Japan’s government and institutions have also become more market friendly, pushing corporate governance reforms. Prime minister Sanae Takaichi is expected to keep that stance if she wins the election she has called for next month.

© Kiyoshi Ota/Bloomberg

As markets have surged, some analysts are watching for any build-up of risk. Masao Muraki, a banks analyst at SMBC Nikko in Tokyo, points to growth in Nomura’s risk-weighted assets and its so-called illiquid assets, which increased from ¥21.5tn to ¥23.5tn and ¥1.3tn to ¥1.4tn respectively between March and September last year.

“Positions in securitisation and derivatives have been accumulating, raising questions about capital efficiency and risk management discipline,” said Muraki.

Willcox is adamant that Nomura is not allowing risk to grow recklessly.

“We’re using 8 per cent less [risk-weighted assets, in US dollar terms] than we were in 2020. And we are basically using 2 per cent more leverage ratio than we were then,” he said, referring to a measure of a bank’s core capital as a percentage of its total assets.

“So what is not happening is that the revenues that we’re producing [are] because we’re applying significantly higher capital or risk.”

The challenge for Nomura is to hit its targets of increasing assets under management, especially if markets turn. Japan’s megabanks such as MUFJ are always pushing into Nomura’s territory while newer online retail brokerages such as SBI are capturing a younger cohort of investors.

Nomura’s target is to raise assets under management from ¥101tn as of December to more than ¥150tn in 2030. But the bank does not say how much of that target is expected from fresh inflows and how much simply from market performance, for example the rising valuations of Japanese stocks. (Daiwa, a Japanese rival, says that half of its 10 per cent target for asset growth by 2030 in its wealth management division will be market driven.)

In search of scale, Nomura bought Macquarie’s US and European public asset management business last year for $1.8bn, its biggest deal since Lehman. By pulling in $180bn of assets outside Japan, Nomura said the deal helped its drive to diversify and build reliable revenue streams.

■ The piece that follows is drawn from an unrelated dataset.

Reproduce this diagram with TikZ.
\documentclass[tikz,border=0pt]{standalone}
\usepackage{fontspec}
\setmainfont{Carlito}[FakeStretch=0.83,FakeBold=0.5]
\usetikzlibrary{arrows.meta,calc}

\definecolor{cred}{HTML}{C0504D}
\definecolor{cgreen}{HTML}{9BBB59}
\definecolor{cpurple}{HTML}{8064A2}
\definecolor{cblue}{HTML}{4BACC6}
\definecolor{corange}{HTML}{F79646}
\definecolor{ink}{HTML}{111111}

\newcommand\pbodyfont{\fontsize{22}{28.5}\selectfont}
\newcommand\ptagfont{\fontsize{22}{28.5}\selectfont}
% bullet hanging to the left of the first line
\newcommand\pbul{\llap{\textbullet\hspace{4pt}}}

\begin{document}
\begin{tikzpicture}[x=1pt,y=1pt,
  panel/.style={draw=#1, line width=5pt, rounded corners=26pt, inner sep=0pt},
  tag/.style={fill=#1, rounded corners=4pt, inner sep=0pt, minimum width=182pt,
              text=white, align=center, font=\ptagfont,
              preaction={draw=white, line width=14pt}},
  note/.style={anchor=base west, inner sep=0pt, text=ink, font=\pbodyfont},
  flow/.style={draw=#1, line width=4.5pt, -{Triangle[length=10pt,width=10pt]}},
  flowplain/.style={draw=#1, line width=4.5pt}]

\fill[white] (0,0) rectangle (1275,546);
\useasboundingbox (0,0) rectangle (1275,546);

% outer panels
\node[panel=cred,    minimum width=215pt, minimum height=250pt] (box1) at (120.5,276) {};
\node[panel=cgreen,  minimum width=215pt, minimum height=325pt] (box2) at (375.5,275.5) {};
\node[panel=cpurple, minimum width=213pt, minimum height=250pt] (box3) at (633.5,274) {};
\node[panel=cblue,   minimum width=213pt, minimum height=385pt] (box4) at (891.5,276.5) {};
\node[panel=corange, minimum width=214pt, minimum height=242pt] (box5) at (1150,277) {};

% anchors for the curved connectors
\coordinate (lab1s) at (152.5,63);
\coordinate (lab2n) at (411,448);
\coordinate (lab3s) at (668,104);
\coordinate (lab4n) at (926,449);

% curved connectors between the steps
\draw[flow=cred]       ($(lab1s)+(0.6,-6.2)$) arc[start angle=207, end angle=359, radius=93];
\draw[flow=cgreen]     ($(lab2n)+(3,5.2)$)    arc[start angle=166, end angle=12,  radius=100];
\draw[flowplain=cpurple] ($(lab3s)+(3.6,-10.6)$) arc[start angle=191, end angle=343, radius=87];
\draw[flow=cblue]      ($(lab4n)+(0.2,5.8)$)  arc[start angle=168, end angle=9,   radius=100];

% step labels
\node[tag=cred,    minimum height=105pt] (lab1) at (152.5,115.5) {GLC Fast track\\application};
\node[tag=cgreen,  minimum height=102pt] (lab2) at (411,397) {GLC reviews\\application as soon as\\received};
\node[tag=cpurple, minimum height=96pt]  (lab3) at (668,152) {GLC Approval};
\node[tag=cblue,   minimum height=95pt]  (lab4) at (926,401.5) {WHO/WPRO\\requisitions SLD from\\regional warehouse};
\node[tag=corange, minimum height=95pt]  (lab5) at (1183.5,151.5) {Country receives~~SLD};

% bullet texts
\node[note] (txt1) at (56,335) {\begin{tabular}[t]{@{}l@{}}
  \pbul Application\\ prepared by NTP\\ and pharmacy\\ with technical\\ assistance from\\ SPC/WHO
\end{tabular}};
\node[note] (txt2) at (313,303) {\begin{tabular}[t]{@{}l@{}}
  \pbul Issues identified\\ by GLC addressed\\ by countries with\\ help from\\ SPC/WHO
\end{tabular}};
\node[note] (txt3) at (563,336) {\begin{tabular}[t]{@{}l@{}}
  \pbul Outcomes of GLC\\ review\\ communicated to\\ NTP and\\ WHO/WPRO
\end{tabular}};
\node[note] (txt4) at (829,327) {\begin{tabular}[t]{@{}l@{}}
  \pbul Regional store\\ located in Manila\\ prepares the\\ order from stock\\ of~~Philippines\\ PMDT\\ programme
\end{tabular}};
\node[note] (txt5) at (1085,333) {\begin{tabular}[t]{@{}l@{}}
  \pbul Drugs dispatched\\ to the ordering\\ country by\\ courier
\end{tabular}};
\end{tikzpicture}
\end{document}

Nomura has also said it wants to grow more quickly in private market businesses such as private equity and credit, where they are targeting acquisitions. The bank has already increased its position in alternative assets such as property, private equity and private credit to hit a record of almost ¥3tn last year.

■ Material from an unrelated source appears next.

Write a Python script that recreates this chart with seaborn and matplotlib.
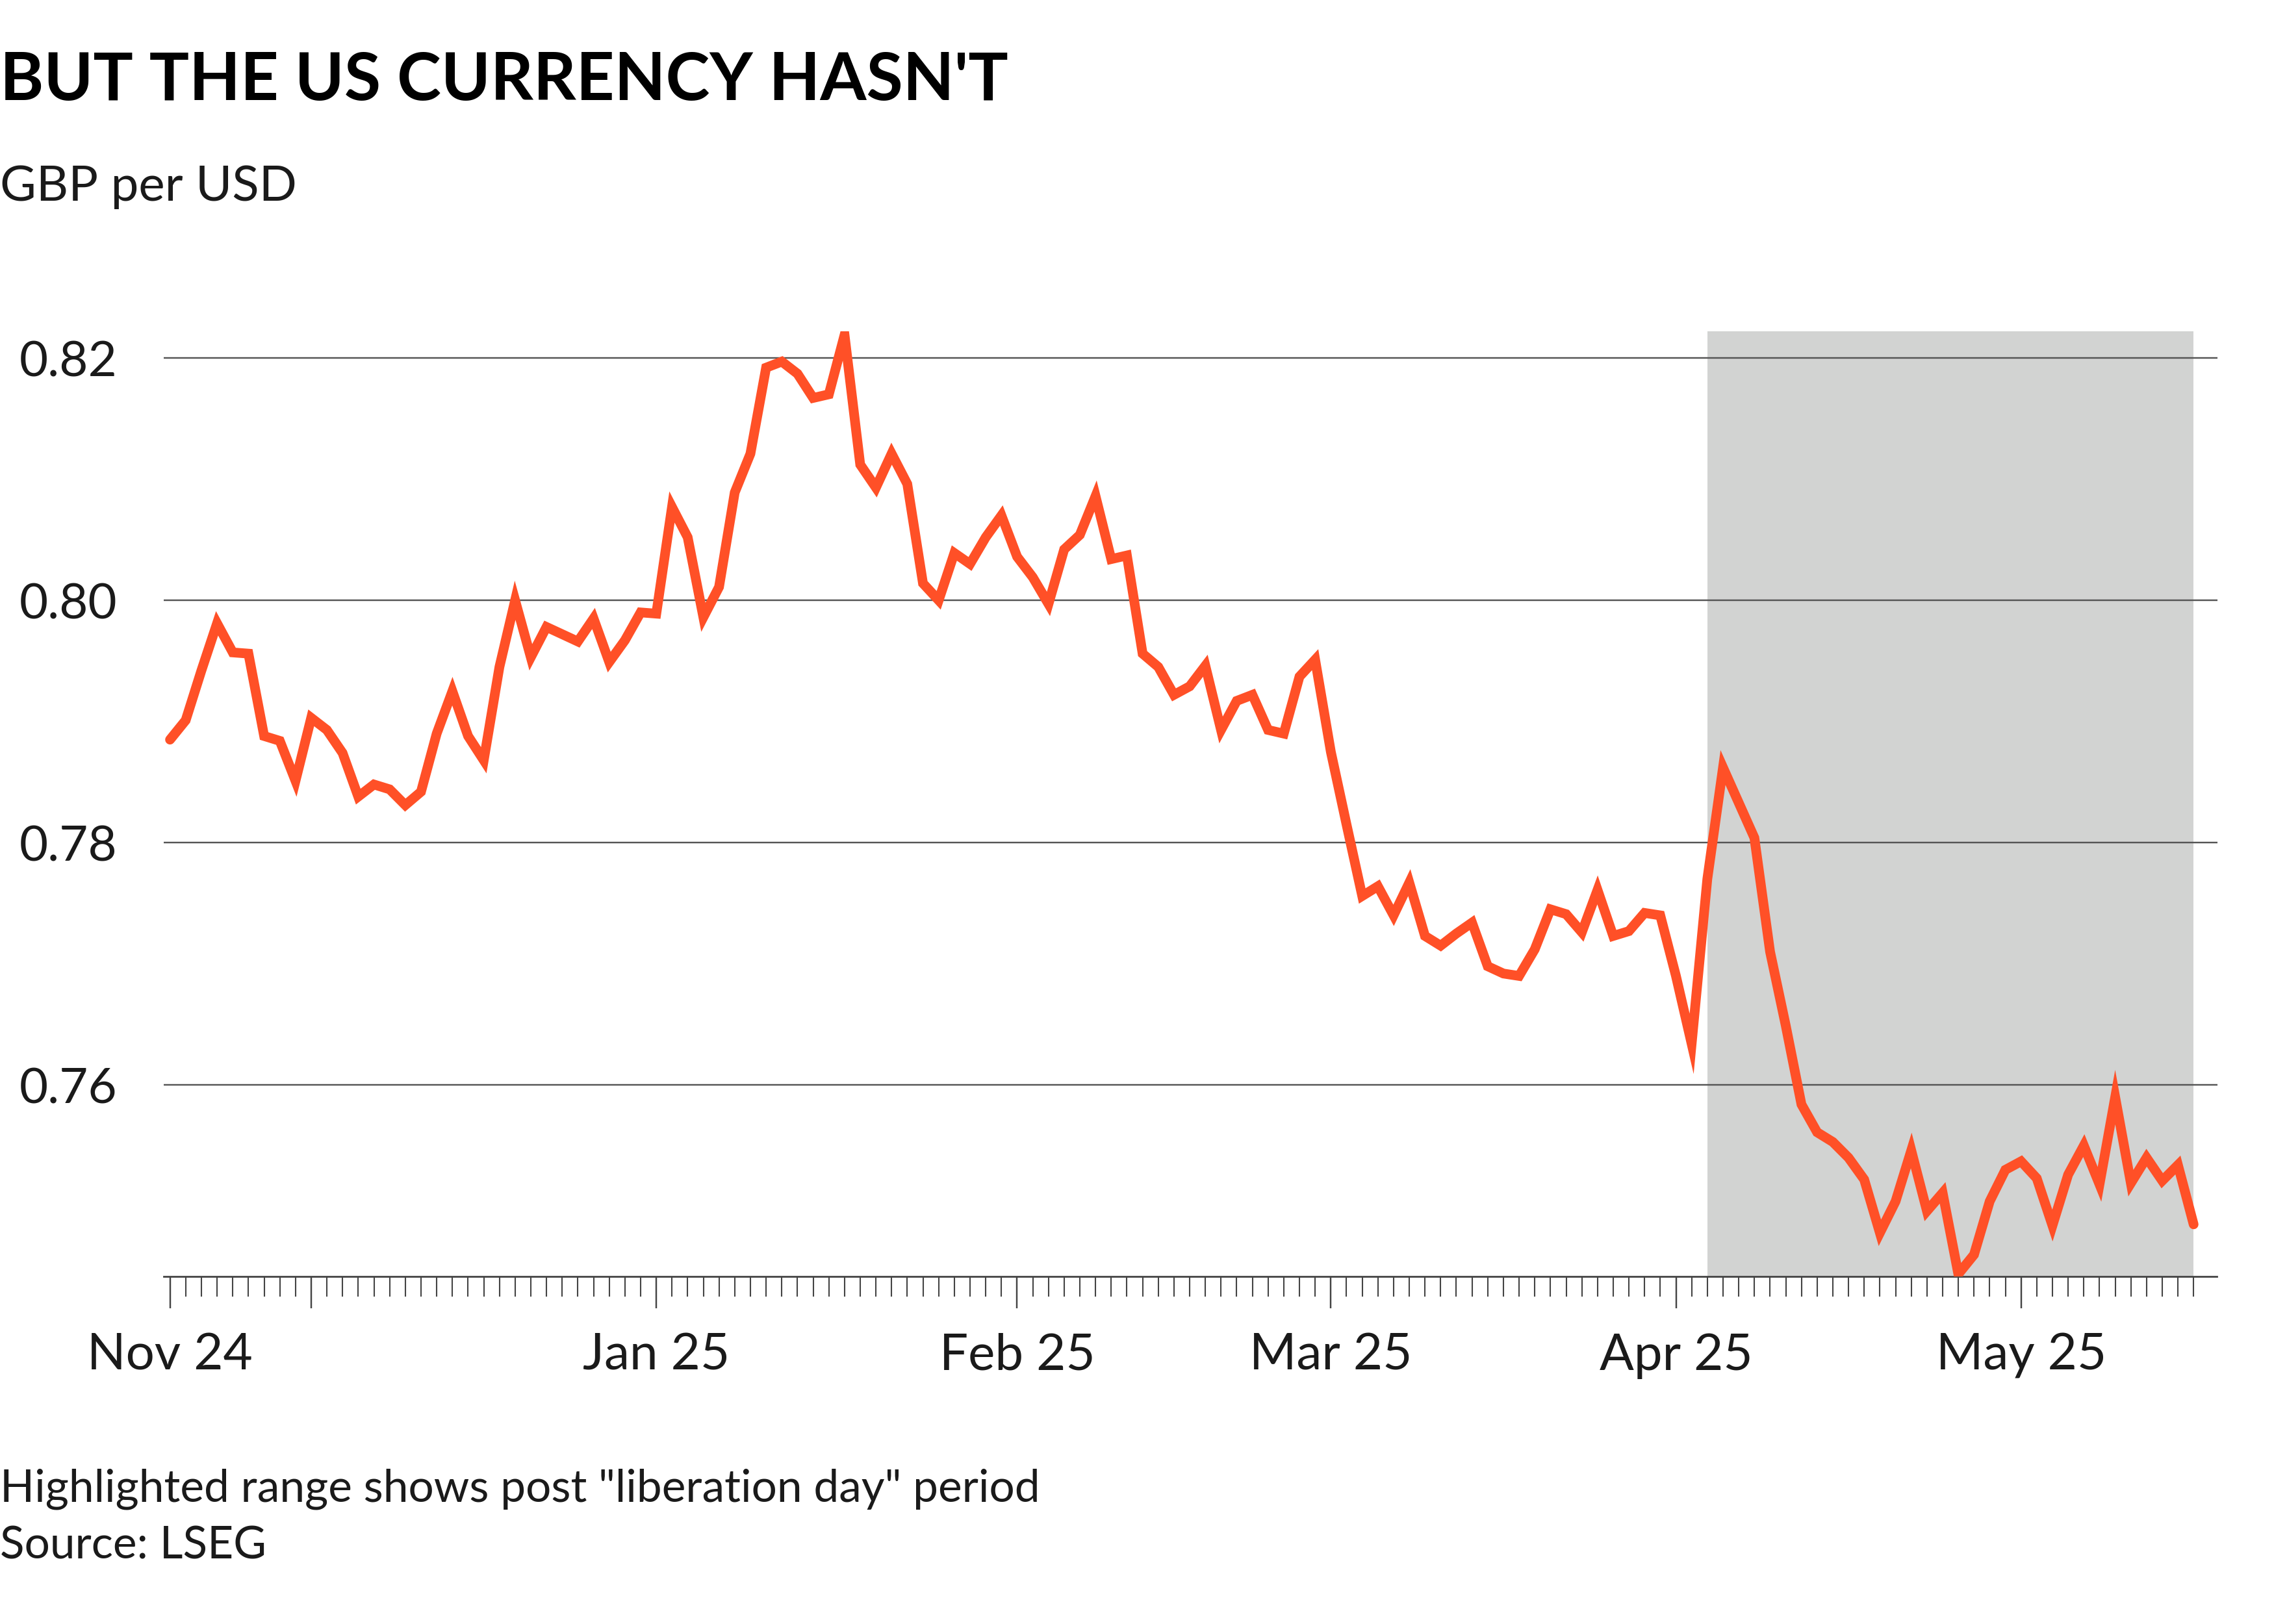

If it can maintain progress Nomura might break into what Willcox considers a second tier of global banks “on a sustainable long-term basis”. That would put them in the same bracket as some larger European rivals.

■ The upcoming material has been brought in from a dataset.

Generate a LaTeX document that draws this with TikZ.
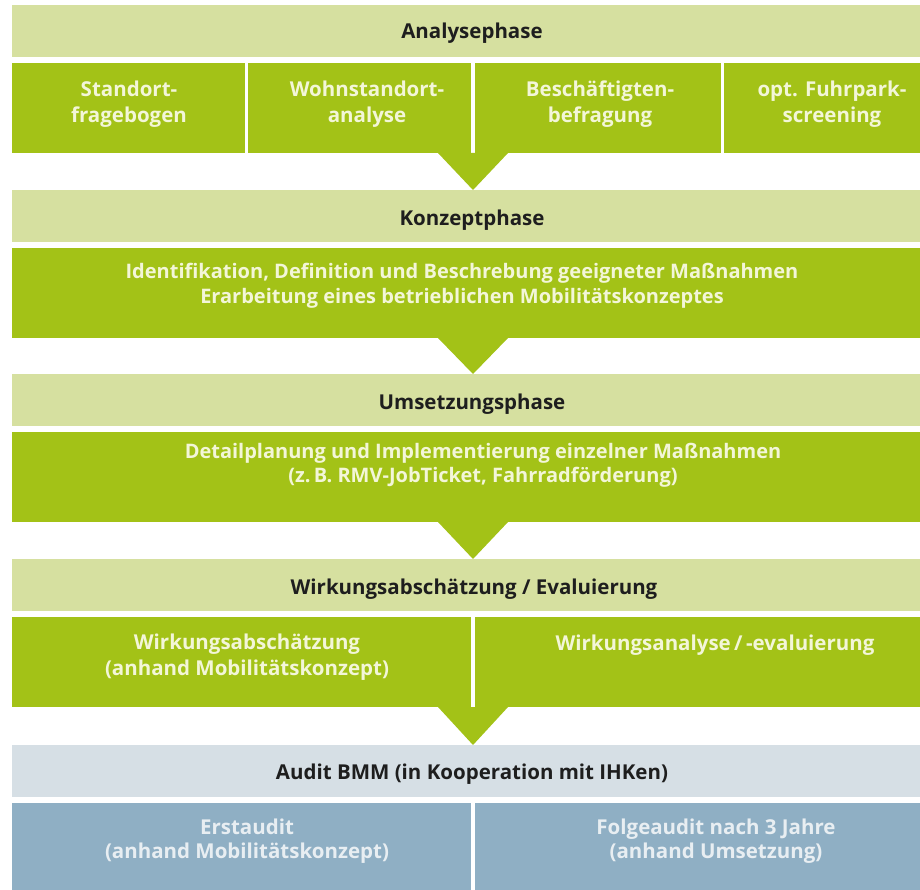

Still, analysts point out that Nomura’s targeted 8 to 10 per cent return on equity is far short of levels at big US banks, which can reach more than double that.

“Even European investment banks like Deutsche Bank have hit higher ROE numbers . . . so we should evaluate the performance of cyclical businesses not only by absolute ROE, but also by relative ROE to rivals,” said Muraki.

Nomura acknowledges its limited resources. In anticipation of a cooling equity market and a “more risk-off environment”, Willcox is starting to shift capital back to macro businesses that he views as countercyclical. But if he had the resources of a larger US rival, he says that perhaps he would not have to deal with that kind of trade-off.

Nomura, he said, has to “make that choice ahead of time and it’s not an easy choice”.